Para el recién creado reino de Portugal, la archidiócesis de Braga, con sede en la capital del antiguo reino suevo, se resistió fundamentalmente por su jurisdicción sobre las diócesis de Coímbra y Zamora. Obispos como Joáo Peculiar y Estéváo da Silva protestaron ante el papa, y Honorio III dejó la cuestión sin resolver (bulas de 19 de enero de 1218). En 1364, el obispo de Braga Juan de Cardaillac decidió ostentar el título de Primado de las Españas. Los conflictos de prelación que tuvieron lugar durante el concilio de Trento (obispo Fray Bartolomé de los Mártires) produjo una resolución papal de tener en cuenta la fecha de elevación de cada obispo, con consecuencias únicamente protocolarias. En el breve Reddite nobis (10 de enero de 1562) se insiste en el mantenimiento de los derechos tradicionales de Braga.[2]

Las reivindicaciones de la primacía de la archidiócesis de Tarragona se han justificado con hechos que reflejan su importancia a lo largo de los siglos. Durante la persecución de Valeriano (256-259), el obispo Fructuoso fue uno de los obispos ejecutados junto con San Cipriano, obispo de Cartago, y Sixto II, obispo de Roma. Más adelante, en el Concilio de Arlés, dos de los seis representantes de las iglesias de Hispania provenían de Tarragona. En el I Concilio de Nicea (325) Tarragona ya es mencionada como metrópoli mucho antes que Toledo. Hacia el 415 el obispo Ticia ya es mencionado como metropolitano. Del año 638 figuran unas actas del arzobispo Protasio firmadas con esta fórmula: In nomine Domini, ego Prothasius Sanctae primae sedis Tarraconensis Ecclesiae in merito Episcopus, in his constitutionibus a nobis editis subscripsi (En el nombre del Señor, yo Protasio por los méritos de obispo de la Santa primada sede de Tarragona, suscribo en estas Constituciones editadas por nosotros). Más adelante, en el VII Concilio de Toledo (646) cambia el término primada por metropolitana.

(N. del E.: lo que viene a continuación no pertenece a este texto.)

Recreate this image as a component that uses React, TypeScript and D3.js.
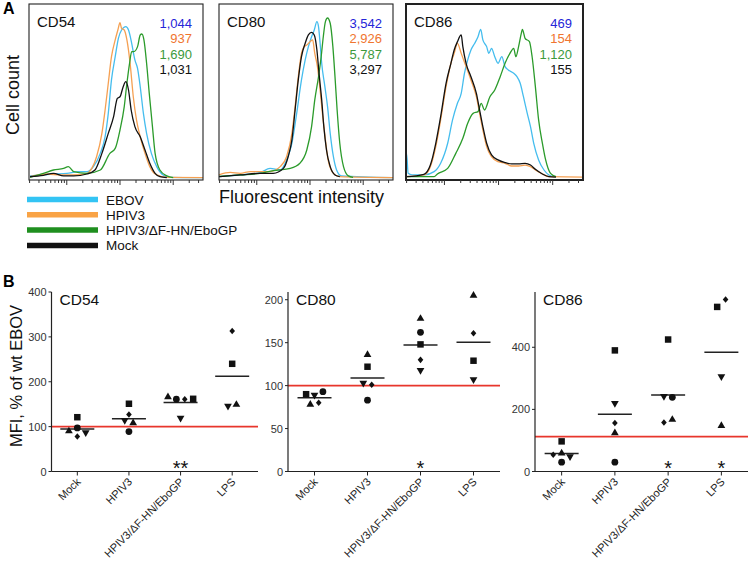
import React from "react";
import * as d3 from "d3";

// ---------- Panel A data: flow histograms, [log10 intensity, % of mode] ----------
const histMarkers = ["CD54", "CD80", "CD86"];
const histSeries = ["EBOV", "HPIV3", "HPIV3/ΔF-HN/EboGP", "Mock"];

const cd54EBOV = [[1.31,1.3],[1.50,1.9],[1.75,2.5],[2.00,2.9],[2.22,4.0],[2.38,4.0],[2.50,7.1],[2.63,15.4],[2.72,25.8],[2.78,40.4],[2.84,61.3],[2.91,75.8],[2.97,87.3],[3.03,92.5],[3.11,94.6],[3.16,92.5],[3.22,84.2],[3.28,73.8],[3.33,68.5],[3.38,57.1],[3.44,40.4],[3.50,27.9],[3.59,15.4],[3.69,7.1],[3.81,1.9],[3.94,0.4],[4.56,0.2]];
const cd54HPIV3 = [[1.31,0.8],[1.63,2.5],[1.88,1.9],[2.13,1.9],[2.38,2.9],[2.47,6.0],[2.56,13.3],[2.66,27.9],[2.72,42.5],[2.78,59.2],[2.84,75.8],[2.91,86.3],[2.96,92.5],[3.00,97.1],[3.03,93.5],[3.08,92.5],[3.13,86.3],[3.19,71.7],[3.25,50.8],[3.31,36.3],[3.38,25.8],[3.47,15.4],[3.56,7.1],[3.69,1.9],[3.88,0.4],[4.56,0.2]];
const cd54DeltaF = [[1.31,0.4],[1.56,2.9],[1.75,5.0],[1.94,6.0],[2.03,7.1],[2.13,4.0],[2.38,2.9],[2.63,5.0],[2.81,15.4],[2.91,18.5],[3.00,30.0],[3.08,44.6],[3.13,59.2],[3.18,71.7],[3.22,79.0],[3.26,79.0],[3.33,82.1],[3.38,89.4],[3.41,90.0],[3.45,86.3],[3.50,71.7],[3.55,52.9],[3.61,32.1],[3.66,15.4],[3.75,5.0],[3.88,1.3],[4.00,0.2]];
const cd54Mock = [[1.31,0.8],[1.56,1.7],[1.75,2.9],[1.94,1.3],[2.13,1.3],[2.38,2.5],[2.53,5.0],[2.66,15.4],[2.78,27.9],[2.88,38.3],[2.95,49.8],[3.00,50.8],[3.06,57.1],[3.11,60.2],[3.16,55.0],[3.21,42.5],[3.28,32.1],[3.38,25.8],[3.47,17.5],[3.56,9.2],[3.66,2.9],[3.75,0.8],[3.88,0.2]];

const cd80EBOV = [[1.29,0.8],[1.69,1.9],[2.06,3.3],[2.25,6.0],[2.44,5.0],[2.56,11.3],[2.66,21.7],[2.75,40.4],[2.84,61.3],[2.91,73.8],[2.97,82.1],[3.03,88.3],[3.08,92.5],[3.13,97.7],[3.16,94.6],[3.19,84.2],[3.22,71.7],[3.28,57.1],[3.33,44.6],[3.38,27.9],[3.44,13.3],[3.50,5.0],[3.59,1.3],[4.56,0.2]];
const cd80HPIV3 = [[1.29,2.0],[1.50,3.5],[1.69,2.9],[1.88,4.0],[2.06,4.0],[2.25,4.0],[2.44,7.1],[2.56,13.3],[2.66,27.9],[2.72,44.6],[2.78,63.3],[2.84,77.9],[2.89,82.1],[2.94,83.1],[3.00,85.2],[3.05,86.3],[3.09,77.9],[3.14,69.6],[3.19,55.0],[3.24,38.3],[3.29,23.8],[3.34,11.3],[3.44,2.9],[3.56,0.8],[4.56,0.2]];
const cd80DeltaF = [[1.29,1.0],[1.69,1.9],[2.06,2.9],[2.31,4.6],[2.63,6.0],[2.81,9.2],[2.94,17.5],[3.03,32.1],[3.09,48.8],[3.16,63.3],[3.21,75.8],[3.25,88.3],[3.29,97.7],[3.33,100],[3.38,96.7],[3.43,82.1],[3.47,63.3],[3.51,42.5],[3.56,21.7],[3.63,7.1],[3.72,1.3],[3.81,0.4]];
const cd80Mock = [[1.29,0.8],[1.69,1.9],[2.06,2.9],[2.31,2.9],[2.50,6.0],[2.59,13.3],[2.66,23.8],[2.72,42.5],[2.78,61.3],[2.84,75.8],[2.91,84.2],[2.97,89.4],[3.03,91.0],[3.08,89.4],[3.13,80.0],[3.17,65.4],[3.22,48.8],[3.26,32.1],[3.31,17.5],[3.38,7.1],[3.47,1.9],[3.56,0.8]];

const cd86EBOV = [[1.29,1.0],[1.30,15.4],[1.33,2.9],[1.40,1.9],[1.62,1.9],[1.81,4.0],[1.93,9.2],[2.06,21.7],[2.15,36.3],[2.24,46.7],[2.31,52.9],[2.37,65.4],[2.43,73.8],[2.49,80.0],[2.56,84.2],[2.62,88.3],[2.67,92.9],[2.71,86.3],[2.78,82.1],[2.82,77.9],[2.87,81.0],[2.93,75.8],[2.99,71.7],[3.06,75.8],[3.12,69.6],[3.18,67.5],[3.28,65.4],[3.34,63.3],[3.40,59.2],[3.46,50.8],[3.53,40.4],[3.59,32.1],[3.65,21.7],[3.74,11.3],[3.84,5.0],[3.93,1.9],[4.03,0.8]];
const cd86HPIV3 = [[1.29,0.8],[1.62,1.9],[1.74,7.1],[1.84,19.6],[1.93,36.3],[2.03,57.1],[2.12,71.7],[2.18,77.9],[2.24,84.2],[2.31,77.9],[2.40,69.6],[2.49,61.3],[2.59,50.8],[2.65,40.4],[2.71,30.0],[2.78,19.6],[2.87,13.3],[2.99,10.2],[3.12,9.2],[3.24,7.5],[3.37,7.5],[3.49,8.1],[3.59,7.1],[3.68,5.0],[3.81,2.5],[3.93,0.8],[4.56,0.6]];
const cd86DeltaF = [[1.29,0.8],[1.81,0.8],[1.87,2.5],[2.06,6.0],[2.21,15.4],[2.34,24.8],[2.43,34.2],[2.53,40.4],[2.62,41.5],[2.68,46.7],[2.74,42.5],[2.84,50.8],[2.93,55.0],[3.03,63.3],[3.12,71.7],[3.21,77.9],[3.28,81.0],[3.32,75.8],[3.37,82.1],[3.42,90.4],[3.44,92.9],[3.49,87.3],[3.57,85.2],[3.62,75.8],[3.68,57.1],[3.74,36.3],[3.81,21.7],[3.87,11.3],[3.96,2.9],[4.06,0.8]];
const cd86Mock = [[1.29,0.8],[1.62,2.3],[1.74,8.1],[1.84,21.7],[1.93,38.3],[2.03,59.2],[2.12,71.7],[2.18,80.0],[2.24,85.2],[2.31,89.4],[2.34,82.1],[2.40,71.7],[2.49,63.3],[2.59,52.9],[2.65,42.5],[2.71,32.1],[2.78,21.7],[2.87,14.4],[2.99,11.3],[3.12,9.6],[3.24,8.8],[3.37,8.8],[3.49,9.2],[3.59,8.1],[3.68,5.4],[3.81,2.5],[3.93,0.8],[4.06,0.6]];

const mfiCD54 = ["1,044", "937", "1,690", "1,031"];
const mfiCD80 = ["3,542", "2,926", "5,787", "3,297"];
const mfiCD86 = ["469", "154", "1,120", "155"];

// ---------- Panel B data: MFI, % of wt EBOV ----------
const groups = ["Mock", "HPIV3", "HPIV3/ΔF-HN/EboGP", "LPS"];
// [shape, value, jitter slot]
const cd54Points = [
  [["square",121,0],["triangle",90,-2],["circle",97,0],["diamond",78,0],["triangleDown",87,2]],
  [["square",151,0],["diamond",127,0],["triangleDown",114,-1],["triangle",108,1],["circle",89,0]],
  [["triangle",166,-3],["circle",161,-1],["diamond",161,1],["square",162,3],["triangleDown",119,0]],
  [["diamond",313,0],["square",240,0],["triangleDown",146,-1],["triangle",149,1]],
];
const cd80Points = [
  [["square",90,-2],["triangleDown",89,0],["circle",93,2],["triangle",78,-1],["diamond",80,1]],
  [["triangle",136,0],["square",122,0],["triangleDown",103,-1],["diamond",101,1],["circle",83,0]],
  [["triangle",178,0],["circle",162,0],["square",148,0],["diamond",130,0],["triangleDown",118,0]],
  [["triangle",205,0],["diamond",161,0],["square",129,0],["triangleDown",107,0]],
];
const cd86Points = [
  [["square",97,0],["diamond",54,-2],["triangle",59,0],["triangleDown",48,2],["circle",30,0]],
  [["square",390,0],["triangleDown",220,0],["diamond",156,0],["triangle",124,0],["circle",30,0]],
  [["square",425,0],["triangleDown",242,-1],["circle",239,1],["diamond",158,-1],["triangle",167,1]],
  [["square",530,-1],["diamond",554,1],["triangleDown",306,0],["triangle",147,0]],
];
const yMax = [400, 209, 578];
const yTicks54 = [0, 100, 200, 300, 400];
const yTicks80 = [0, 50, 100, 150, 200];
const yTicks86 = [0, 200, 400];
const refLevel = [100, 100, 112];
const sig54 = ["", "", "**", ""];
const sig80 = ["", "", "*", ""];
const sig86 = ["", "", "*", "*"];

const FONT = "'Liberation Sans', Arial, Helvetica, sans-serif";
const lineColors = ["#45bdee", "#f5a052", "#2b9b2b", "#111111"];
const numColors = ["#2525d8", "#f0752f", "#3c9a3c", "#111111"];
const legendColors = ["#33c4f4", "#f9a345", "#1f8f1f", "#111111"];

function HistPanel({ x0, x1, name, series, labels, stroke }: any) {
  const x = d3.scaleLog().domain([10 ** 1.29, 10 ** 4.56]).range([x0, x1]);
  const y = d3.scaleLinear().domain([0, 100]).range([178, 18]);
  const line = d3.line<number[]>().x((d) => x(10 ** d[0])).y((d) => y(d[1])).curve(d3.curveMonotoneX);
  const ticks: { v: number; major: boolean }[] = [];
  for (let k = 1; k <= 4; k++) for (let m = 1; m <= 9; m++) {
    const v = m * 10 ** k;
    if (v >= 10 ** 1.29 && v <= 10 ** 4.56) ticks.push({ v, major: m === 1 });
  }
  const yAxis = 180;
  return (
    <g>
      {series.map((s: number[][], i: number) => (
        <path key={i} d={line(s) || ""} fill="none" stroke={lineColors[i]} strokeWidth={1.3} />
      ))}
      <rect x={x0} y={4} width={x1 - x0} height={yAxis - 4} fill="none" stroke="#222" strokeWidth={stroke} />
      {ticks.map((t, i) => (
        <line key={i} x1={x(t.v)} x2={x(t.v)} y1={yAxis} y2={yAxis + (t.major ? 5 : 3)} stroke="#333" strokeWidth={1} />
      ))}
      <text x={x0 + 8} y={27} fontSize={15} fill="#111">{name}</text>
      {labels.map((l: string, i: number) => (
        <text key={i} x={x1 - 11} y={27.5 + i * 15.5} fontSize={13} textAnchor="end" fill={numColors[i]}>{l}</text>
      ))}
    </g>
  );
}

function symbolPath(shape: string) {
  if (shape === "square") return d3.symbol(d3.symbolSquare, 42)() || "";
  if (shape === "circle") return d3.symbol(d3.symbolCircle, 36)() || "";
  if (shape === "triangle") return d3.symbol(d3.symbolTriangle, 26)() || "";
  if (shape === "triangleDown") return d3.symbol(d3.symbolTriangle, 26)() || "";
  return "M0,-3.3L2.8,0L0,3.3L-2.8,0Z";
}

function ScatterPanel({ ax, end, name, points, max, ticks, ref0, sig }: any) {
  const yBottom = 471.5, yTop = 292;
  const y = d3.scaleLinear().domain([0, max]).range([yBottom, yTop]);
  const x = d3.scalePoint().domain(groups).range([ax, end]).padding(0.5);
  const jit = 4.2;
  return (
    <g>
      <line x1={ax} x2={end} y1={y(ref0)} y2={y(ref0)} stroke="#e8362c" strokeWidth={1.8} />
      <line x1={ax} x2={ax} y1={yTop} y2={yBottom} stroke="#222" strokeWidth={1.2} />
      <line x1={ax} x2={end} y1={yBottom} y2={yBottom} stroke="#222" strokeWidth={1.2} />
      {ticks.map((t: number) => (
        <g key={t}>
          <line x1={ax - 3} x2={ax} y1={y(t)} y2={y(t)} stroke="#222" />
          <text x={ax - 5} y={y(t) + 4} fontSize={11} textAnchor="end" fill="#333">{t}</text>
        </g>
      ))}
      {groups.map((g, gi) => {
        const cx = x(g) as number;
        const vals = points[gi];
        const mean = d3.mean(vals, (d: any) => d[1]) as number;
        return (
          <g key={g}>
            <line x1={cx} x2={cx} y1={yBottom} y2={yBottom + 4} stroke="#222" />
            <text transform={`translate(${cx + 4},${yBottom + 11}) rotate(-45)`} fontSize={11} textAnchor="end" fill="#222">{g}</text>
            <line x1={cx - 17} x2={cx + 17} y1={y(mean)} y2={y(mean)} stroke="#222" strokeWidth={1.5} />
            {vals.map((p: any, i: number) => (
              <path key={i} d={symbolPath(p[0])} fill="#111"
                transform={`translate(${cx + p[2] * jit},${y(p[1])})${p[0] === "triangleDown" ? " rotate(180)" : ""}`} />
            ))}
            {sig[gi] && (
              <text x={cx} y={yBottom + 3} fontSize={20} textAnchor="middle" fill="#111">{sig[gi]}</text>
            )}
          </g>
        );
      })}
      <text x={ax + 8} y={305} fontSize={15.5} fill="#111">{name}</text>
    </g>
  );
}

export default function App() {
  const hists = [
    [cd54EBOV, cd54HPIV3, cd54DeltaF, cd54Mock],
    [cd80EBOV, cd80HPIV3, cd80DeltaF, cd80Mock],
    [cd86EBOV, cd86HPIV3, cd86DeltaF, cd86Mock],
  ];
  const mfis = [mfiCD54, mfiCD80, mfiCD86];
  const boxes = [[29, 203, 1.1], [219, 393, 1.1], [406, 583, 2]];
  const scat = [
    { ax: 51.5, end: 258, points: cd54Points, ticks: yTicks54, sig: sig54 },
    { ax: 288, end: 500, points: cd80Points, ticks: yTicks80, sig: sig80 },
    { ax: 535, end: 748, points: cd86Points, ticks: yTicks86, sig: sig86 },
  ];
  return (
    <svg width={750} height={561} fontFamily={FONT}
      style={{ position: "absolute", left: 0, top: 0, background: "#fff" }}>
      <text x={3} y={14} fontSize={16} fontWeight="bold">A</text>
      <text x={3} y={287} fontSize={16} fontWeight="bold">B</text>
      <text transform="translate(19,95) rotate(-90)" fontSize={18} textAnchor="middle" fill="#111">Cell count</text>
      {histMarkers.map((m, i) => (
        <HistPanel key={m} x0={boxes[i][0]} x1={boxes[i][1]} stroke={boxes[i][2]} name={m} series={hists[i]} labels={mfis[i]} />
      ))}
      <text x={219} y={203} fontSize={18} fill="#111">Fluorescent intensity</text>
      {histSeries.map((s, i) => (
        <g key={s}>
          <line x1={27} x2={98} y1={199.5 + i * 15.3} y2={199.5 + i * 15.3} stroke={legendColors[i]} strokeWidth={5.5} />
          <text x={106} y={204.5 + i * 15.3} fontSize={13.5} fill="#111">{s}</text>
        </g>
      ))}
      <text transform="translate(22,376) rotate(-90)" fontSize={16.5} textAnchor="middle" fill="#111">MFI, % of wt EBOV</text>
      {histMarkers.map((m, i) => (
        <ScatterPanel key={m} name={m} ax={scat[i].ax} end={scat[i].end} points={scat[i].points}
          max={yMax[i]} ticks={scat[i].ticks} ref0={refLevel[i]} sig={scat[i].sig} />
      ))}
    </svg>
  );
}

Tras la invasión musulmana y la Reconquista, El papa Urbano II (que en 1088/1089 ya había reconocido el título de primada a la sede toledana), a través de la bula Inter primas Hispaniarum (1091), mencionaba a Tarragona como una de las ciudades más importante de Hispania. En el siglo XIII, mediante una bula del papa Inocencio IV, fechada el 17 de noviembre de 1245, concedió al arzobispo de Tarragona el privilegio de llevar ante él la cruz alzada, privilegio que solo los primados ostentan. Un siglo después el papa Juan XXII confirmó este y otros privilegios que les fueron concedidos por medio de dos bulas (en 1320 y en 1321). Fue a partir de la celebración de un concilio provincial en 1691 que se dispuso el uso del título de “Hispaniarum primas” (Primado de las Españas).

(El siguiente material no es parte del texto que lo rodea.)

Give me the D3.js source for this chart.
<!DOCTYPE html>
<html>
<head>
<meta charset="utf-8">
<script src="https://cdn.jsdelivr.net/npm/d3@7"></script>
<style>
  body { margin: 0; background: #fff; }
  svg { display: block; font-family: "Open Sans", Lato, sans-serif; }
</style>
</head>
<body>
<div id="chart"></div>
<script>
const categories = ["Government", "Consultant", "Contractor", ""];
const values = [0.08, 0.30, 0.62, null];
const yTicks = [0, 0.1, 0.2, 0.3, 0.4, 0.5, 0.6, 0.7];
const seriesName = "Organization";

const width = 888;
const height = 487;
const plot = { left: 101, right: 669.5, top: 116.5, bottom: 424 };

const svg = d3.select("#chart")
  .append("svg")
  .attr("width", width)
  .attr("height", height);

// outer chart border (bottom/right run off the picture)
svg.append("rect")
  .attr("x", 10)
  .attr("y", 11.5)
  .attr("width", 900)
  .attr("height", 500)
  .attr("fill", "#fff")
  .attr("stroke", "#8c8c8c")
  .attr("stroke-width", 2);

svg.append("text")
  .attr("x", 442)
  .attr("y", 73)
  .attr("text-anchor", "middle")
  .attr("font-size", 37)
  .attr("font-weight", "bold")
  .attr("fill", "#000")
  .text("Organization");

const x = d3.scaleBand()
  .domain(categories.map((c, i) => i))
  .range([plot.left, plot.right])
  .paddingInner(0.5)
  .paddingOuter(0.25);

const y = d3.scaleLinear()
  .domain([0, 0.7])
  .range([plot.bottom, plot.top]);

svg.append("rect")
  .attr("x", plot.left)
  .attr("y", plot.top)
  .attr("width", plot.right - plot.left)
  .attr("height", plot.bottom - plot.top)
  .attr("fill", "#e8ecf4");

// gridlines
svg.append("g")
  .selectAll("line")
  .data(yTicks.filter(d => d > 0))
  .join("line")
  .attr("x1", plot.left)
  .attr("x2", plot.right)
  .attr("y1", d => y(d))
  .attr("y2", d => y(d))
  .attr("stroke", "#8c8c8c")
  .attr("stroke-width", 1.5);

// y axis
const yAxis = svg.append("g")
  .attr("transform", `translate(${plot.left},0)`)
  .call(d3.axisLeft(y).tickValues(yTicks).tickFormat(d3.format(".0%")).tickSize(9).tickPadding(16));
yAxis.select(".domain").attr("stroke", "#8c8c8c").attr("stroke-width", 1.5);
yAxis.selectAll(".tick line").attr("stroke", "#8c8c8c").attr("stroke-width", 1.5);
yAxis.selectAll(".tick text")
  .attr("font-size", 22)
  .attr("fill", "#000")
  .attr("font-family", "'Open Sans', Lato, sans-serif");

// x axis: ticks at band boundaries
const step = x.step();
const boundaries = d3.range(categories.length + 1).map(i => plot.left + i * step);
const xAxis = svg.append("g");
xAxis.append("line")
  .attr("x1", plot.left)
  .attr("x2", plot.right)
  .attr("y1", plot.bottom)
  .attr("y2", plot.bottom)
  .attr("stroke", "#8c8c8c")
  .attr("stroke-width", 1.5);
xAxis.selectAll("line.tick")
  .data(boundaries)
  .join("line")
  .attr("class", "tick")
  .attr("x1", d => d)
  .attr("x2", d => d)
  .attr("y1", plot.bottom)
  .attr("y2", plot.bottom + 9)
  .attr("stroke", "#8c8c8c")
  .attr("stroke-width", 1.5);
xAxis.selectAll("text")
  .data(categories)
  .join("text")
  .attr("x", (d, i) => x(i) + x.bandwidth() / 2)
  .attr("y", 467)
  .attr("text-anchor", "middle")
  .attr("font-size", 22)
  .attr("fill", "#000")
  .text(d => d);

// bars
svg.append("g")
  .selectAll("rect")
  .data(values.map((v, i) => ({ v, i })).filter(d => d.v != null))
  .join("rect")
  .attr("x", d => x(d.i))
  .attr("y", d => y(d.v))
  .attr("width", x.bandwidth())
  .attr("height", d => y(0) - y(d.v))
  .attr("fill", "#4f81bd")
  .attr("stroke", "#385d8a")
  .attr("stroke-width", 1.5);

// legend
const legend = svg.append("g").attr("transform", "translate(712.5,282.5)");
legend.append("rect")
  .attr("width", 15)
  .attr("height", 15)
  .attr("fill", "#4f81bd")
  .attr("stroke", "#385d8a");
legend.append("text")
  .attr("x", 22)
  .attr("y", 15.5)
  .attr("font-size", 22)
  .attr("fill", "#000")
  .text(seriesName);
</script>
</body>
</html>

En el siglo XVIII, tras la unión de los reinos de Castilla y Aragón por los Decretos de Nueva Planta, Felipe V pretendió suprimir la dignidad primada de Tarragona por una pragmática de julio de 1722. Esta fue recurrida ante la Santa Sede y el Real Consejo y fue declarada inválida. En el siglo XIX, el arzobispo Francesc Fleix Solans ocupó un sitio entre los primados en el Concilio Vaticano I. Poco después, el papa León XIII, cuando elevó la catedral de Tarragona a basílica, reconoció que Tarragona fue la Sede principal del Imperio romano en la península ibérica, existiendo desde los primeros siglos de la fe cristiana la Iglesia patriarcal y primada de las Españas.[3]

En la actualidad, los obispos catalanes se organizan en una conferencia episcopal tarraconense, cuya oficialización por la Santa Sede no está decidida aún.[4]​ Esta tiene como presidente al arzobispo de Tarragona, que representa su papel como cabeza de las diócesis de Cataluña.

No debe confundirse la Primacía de España o las Españas con el Patriarcado de las Indias, condición que ostentan las diócesis de Santiago de Cuba (Patriarcado de las Indias Occidentales) y Goa (Patriarcado de las Indias Orientales).